Rezension

Wenn schon der Ururgroßvater Tagebuch schreibt ...

Wozu wollen Sie das wissen? - Alice Munro

Wozu wollen Sie das wissen?
von Alice Munro

Bewertet mit 4 Sternen

In den ersten Geschichten, die Alice Munro in diesem Band über ihre schottischen Vorfahren erzählt, hätte ich gern genauer gewusst, in welchem Verhältnis die genannten Personen zur Autorin stehen. Spätestens an dem Punkt, als in einer Geschichte eine Kurzgeschichte auftaucht, die in einer Zeitschrift veröffentlicht wurde, die wiederum die Schwestern Bronte lasen, hatte Alice Munro mich eingefangen. Munro geht sieben Generationen zurück zu zunächst unbekannten Vorfahren und nähert sich dann über Großvater und Vater der Gegenwart. James Laidlaw, der an Bord eines Auswandererschiffes Tagebuch führte, weist bereits auf für schottische Bauern ungewöhliche Interessen dieser Familie hin. Munros Vater nahm zusätzliche Arbeit an und begann, Füchse zu züchten, weil der Ertrag seiner Farm nicht ausreichte. In einer Familie, in der schon immer gern erzählt wurde, wundert es nicht, dass Munros Vater als alter Mann Freude am Schreiben entwickelt und ein Buch über eine schottische Auswanderfamilile schreibt.

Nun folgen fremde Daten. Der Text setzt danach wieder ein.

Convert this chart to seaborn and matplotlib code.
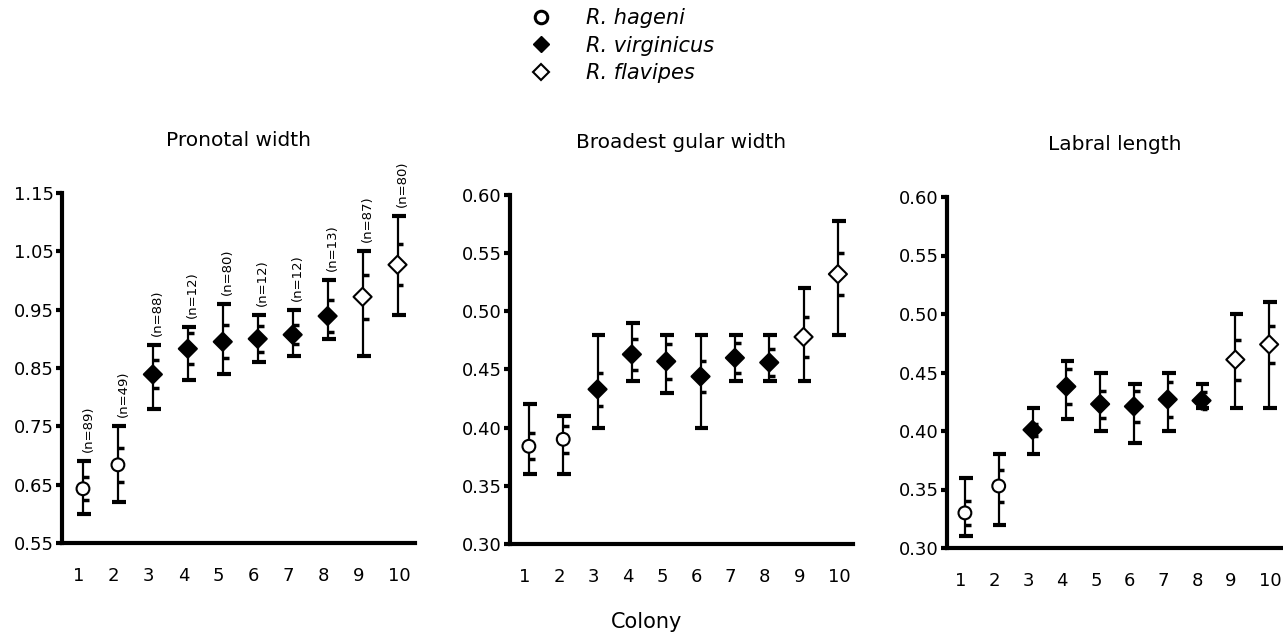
import numpy as np
import pandas as pd
import matplotlib
matplotlib.use("Agg")
import matplotlib.pyplot as plt
import matplotlib.transforms as mtransforms
from matplotlib.lines import Line2D
import seaborn as sns

# ---------------- data ----------------
colony = [1, 2, 3, 4, 5, 6, 7, 8, 9, 10]
species = ["R. hageni"] * 2 + ["R. virginicus"] * 6 + ["R. flavipes"] * 2
n_sizes = [89, 49, 88, 12, 80, 12, 12, 13, 87, 80]

pronotal_mean = [0.643, 0.684, 0.839, 0.883, 0.895, 0.900, 0.907, 0.939, 0.972, 1.027]
pronotal_min = [0.60, 0.62, 0.78, 0.83, 0.84, 0.86, 0.87, 0.90, 0.87, 0.94]
pronotal_max = [0.69, 0.75, 0.89, 0.92, 0.96, 0.94, 0.95, 1.00, 1.05, 1.11]
pronotal_sd = [0.020, 0.029, 0.024, 0.027, 0.028, 0.022, 0.016, 0.028, 0.038, 0.035]

gular_mean = [0.384, 0.390, 0.433, 0.463, 0.457, 0.444, 0.460, 0.456, 0.478, 0.532]
gular_min = [0.36, 0.36, 0.40, 0.44, 0.43, 0.40, 0.44, 0.44, 0.44, 0.48]
gular_max = [0.42, 0.41, 0.48, 0.49, 0.48, 0.48, 0.48, 0.48, 0.52, 0.578]
gular_sd = [0.011, 0.0115, 0.014, 0.0135, 0.015, 0.0135, 0.013, 0.0115, 0.0175, 0.018]

labral_mean = [0.330, 0.353, 0.401, 0.438, 0.423, 0.421, 0.427, 0.426, 0.461, 0.474]
labral_min = [0.31, 0.32, 0.38, 0.41, 0.40, 0.39, 0.40, 0.42, 0.42, 0.42]
labral_max = [0.36, 0.38, 0.42, 0.46, 0.45, 0.44, 0.45, 0.44, 0.50, 0.51]
labral_sd = [0.0105, 0.014, 0.005, 0.015, 0.0115, 0.013, 0.015, 0.0075, 0.017, 0.016]

titles = ["Pronotal width", "Broadest gular width", "Labral length"]
pronotal_ticks = [0.55, 0.65, 0.75, 0.85, 0.95, 1.05, 1.15]
small_ticks = [0.30, 0.35, 0.40, 0.45, 0.50, 0.55, 0.60]

species_order = ["R. hageni", "R. virginicus", "R. flavipes"]
# ---------------------------------------

sns.set_theme(style="ticks")
plt.rcParams["font.family"] = ["DejaVu Sans"]
plt.rcParams["text.color"] = "black"
plt.rcParams["axes.titlecolor"] = "black"
plt.rcParams["xtick.color"] = "black"
plt.rcParams["ytick.color"] = "black"
plt.rcParams["legend.labelcolor"] = "black"

W, H = 1283, 639
fig = plt.figure(figsize=(W / 100, H / 100), dpi=100)

# axes boxes in pixels: left, right, top, bottom
boxes = [(62, 415, 193, 543), (510, 853, 195, 544), (947, 1283, 197, 548)]
xlims = [(0.4, 10.5), (0.45, 10.44), (0.47, 10.41)]

panels = [
    (pronotal_mean, pronotal_min, pronotal_max, pronotal_sd, pronotal_ticks),
    (gular_mean, gular_min, gular_max, gular_sd, small_ticks),
    (labral_mean, labral_min, labral_max, labral_sd, small_ticks),
]

palette = {"R. hageni": "white", "R. virginicus": "black", "R. flavipes": "white"}
markers = {"R. hageni": "o", "R. virginicus": "D", "R. flavipes": "D"}

for i, ((mean, mn, mx, sd, yt), box, xl, title) in enumerate(zip(panels, boxes, xlims, titles)):
    l, r, t, b = box
    ax = fig.add_axes([l / W, 1 - b / H, (r - l) / W, (b - t) / H])
    df = pd.DataFrame({"colony": colony, "species": species, "mean": mean,
                       "min": mn, "max": mx, "sd": sd})
    x = df["colony"].to_numpy(dtype=float)
    # range lines
    ax.vlines(x, df["min"], df["max"], color="black", lw=1.6, zorder=1)
    # range caps (slightly offset to right, as in original)
    ax.hlines(df["min"], x - 0.17, x + 0.23, color="black", lw=3, zorder=1)
    ax.hlines(df["max"], x - 0.17, x + 0.23, color="black", lw=3, zorder=1)
    # sd ticks on right side
    ax.hlines(df["mean"] + df["sd"], x, x + 0.17, color="black", lw=2.5, zorder=1)
    ax.hlines(df["mean"] - df["sd"], x, x + 0.17, color="black", lw=2.5, zorder=1)
    # means
    sns.scatterplot(data=df, x="colony", y="mean", hue="species", style="species",
                    hue_order=species_order, style_order=species_order,
                    palette=palette, markers=markers, s=85, edgecolor="black",
                    linewidth=1.5, legend=False, ax=ax, zorder=3)
    ax.set_xlim(*xl)
    ax.set_ylim(yt[0], yt[-1])
    ax.set_yticks(yt)
    ax.set_yticklabels([f"{v:.2f}" for v in yt], fontsize=13)
    ax.set_xticks(colony)
    ax.set_xticklabels([str(c) for c in colony], fontsize=13)
    ax.set_xlabel("")
    ax.set_ylabel("")
    ax.set_title(title, fontsize=14.5, pad=34, color="black")
    sns.despine(ax=ax)
    for sp in ["left", "bottom"]:
        ax.spines[sp].set_linewidth(3)
        ax.spines[sp].set_color("black")
    ax.tick_params(axis="y", length=4, width=3, pad=2, colors="black")
    ax.tick_params(axis="x", length=0, pad=17, colors="black")
    offset = mtransforms.ScaledTranslation(-0.10, 0, fig.dpi_scale_trans)
    for lab in ax.get_xticklabels():
        lab.set_ha("left")
        lab.set_transform(lab.get_transform() + offset)
    ax.set_facecolor("white")
    ax.patch.set_alpha(0)
    if i == 0:
        for xc, top, n in zip(x, df["max"], n_sizes):
            ax.annotate(f"(n={n})", xy=(xc, top), xytext=(3.6, 6.5),
                        textcoords="offset points", rotation=90,
                        ha="center", va="bottom", fontsize=9.5, color="black",
                        annotation_clip=False)

fig.text(647 / W, 1 - 622 / H, "Colony", ha="center", va="center", fontsize=15,
         color="black")

handles = [
    Line2D([], [], ls="none", marker="o", markersize=9, markerfacecolor="white",
           markeredgecolor="black", markeredgewidth=2.2),
    Line2D([], [], ls="none", marker="D", markersize=8, markerfacecolor="black",
           markeredgecolor="black"),
    Line2D([], [], ls="none", marker="D", markersize=8, markerfacecolor="white",
           markeredgecolor="black", markeredgewidth=1.5),
]
fig.legend(handles, species_order, loc="upper left",
           bbox_to_anchor=(531 / W, 1 - 8 / H), frameon=False,
           prop={"style": "italic", "size": 15}, handlelength=1.0,
           handletextpad=1.66, borderpad=0, borderaxespad=0, labelspacing=0.37,
           labelcolor="black")

fig.savefig("out.png", dpi=100, facecolor="white")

Die zweite Hälfte der Erzählungen dreht sich um Munros Jugend. In ländlicher Umgebung, in der Besucher danach beurteilt werden, ob sie melken oder ausmisten können, muss Alice mit ihrem Interesse an Büchern eine äußerst ungewöhnliche Tochter gewesen sein. Das eigenartige Interesse der Tochter am Schreiben lässt Alices Eltern fürchten, dass sie keinen Mann finden und lebensuntüchtig bleiben wird. Wie gern Alice liest, verheimlicht sie vorsichtshalber und reagiert verlegen, als ein Förderer ihre heimliche Leidenschaft entdeckt. Schlaue Mädchen wurden noch misstrauischer beobachtet als schlaue Jungen, erzählt Munro. In Russel Craig findet sie einen Jugend-Gefährten, der ihren Traum teilt, einfach unter einem blühenden Baum zu liegen und nach oben zu blicken. Die Erzählungen um die jugendliche Alice zeigen die kanadische Autorin wieder so, wie ihre Leser sie aus zahlreichen Bänden mit Erzählungen kennen. Mit ihrer Ahnenforschung und ihren Besuchen auf Friedhöfen gibt die Autorin den chronologisch aufeinanderfolgenden Erzählungen einen Rahmen und schafft für sich selbst eine Verbindung zwischen Namen und den in ihrer Erinnerung lebenden Menschen.

Die teils fiktiven, zu Beginn verwirrenden Erzählungen über Alice Munro und ihre Vorfahren werden Leser mit Interesse an Schottland, Kanada und an Auswanderer-Schicksalen ansprechen.